Personalmente, creo que la candidata que el presidente tiene en el corazón es la senadora María José Pizarro.
En su perfil y trayectoria Pizarro reúne condiciones que seguro le dan parte de tranquilidad a Petro, aunque si resulta siendo la elegida, la senadora deberá cargar con el buen viento de los resultados y con el lastre del desprestigio; además, como punto de partida tendrá que precisar hasta dónde llega su capacidad de liderazgo -dado que su única experiencia política se limita al Congreso- y empieza la influencia de Petro. Eso lo sabremos desde su campaña -o de quien sea termine enarbolando las banderas de la izquierda-, ya sea que se construya bajo el mote caudillista de “La que dijo Petro” o como el rostro de una izquierda que busca profundizar las ejecutorias; y a su vez, hacer ajustes.
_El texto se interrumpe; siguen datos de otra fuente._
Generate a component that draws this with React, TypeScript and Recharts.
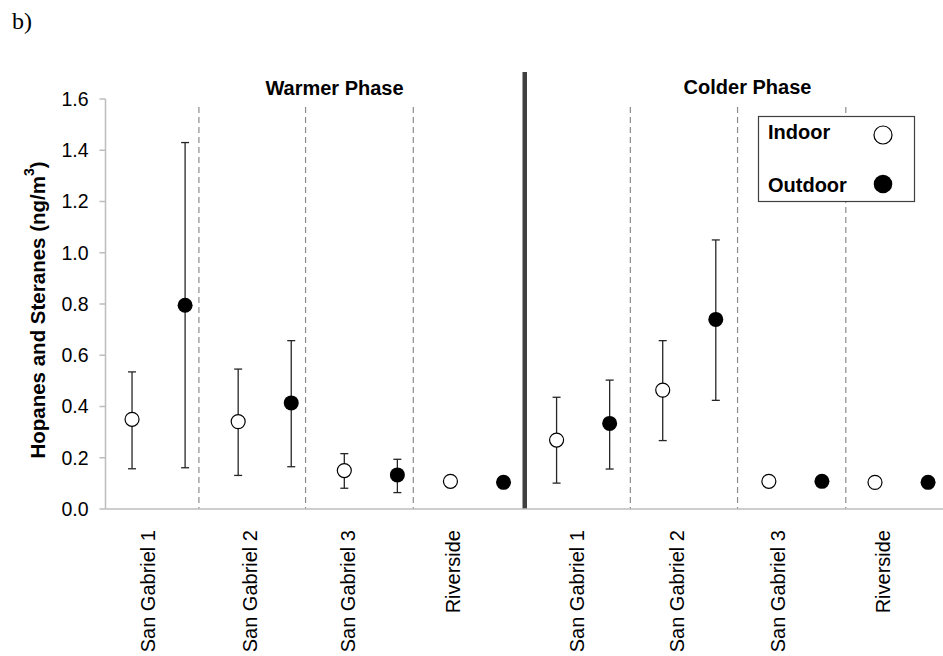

Porque si de algo estoy seguro es que en la campaña del 2026 el cambio volverá a emerger con intensidad, y no es el cambio del Gobierno del “cambio”, no, no me refiero a eso, sino el cambio en los métodos y prácticas de la política tradicional de los que también se ha valido este Gobierno y que harto hastió, desilusión y apatía generan entre los colombianos. A lo que se agrega el desgaste de un presidente que se posesionó con unas altísimas expectativas -muchas ya incumplidas- y cuyo estilo de gobierno desde la inmediatez de X ya genera cierto tedio.
Las eventuales movidas del centro también resultarán interesantes de analizar en el pospetrismo, puesto que sin el respaldo de una porción de ese centro a la izquierda no le hubiera alcanzado para alzarse con la victoria en el 2022, pero ese respaldo decisivo, por obra y gracia de las “circunstancias”, ya es historia patria. Aunque desde su lógica adaptativa no dudo de que el centro se moverá ante la opinión pública entre la oposición descarnada y cierto continuismo vergonzante.
Habrá que ver si en un escenario de segunda vuelta el centro y la izquierda se vuelven a encontrar en la extrema necesidad -ante la amenaza de un candidato o candidata de extrema derecha-, aunque eso implique, debido a la fuerza de las “circunstancias”, sacar a Petro de la estrategia y que la izquierda ceda como vagón de cola para el centro.
Sé que para estas fechas plantear esos escenarios resulta prematuro, pero desde ya la izquierda se tiene que empezar a sacudir de la alargada sombra de Petro, o si no, solo quedará relegada a convertirse en el soporte político-partidista de un caudillo que más temprano que tarde entrará en declive.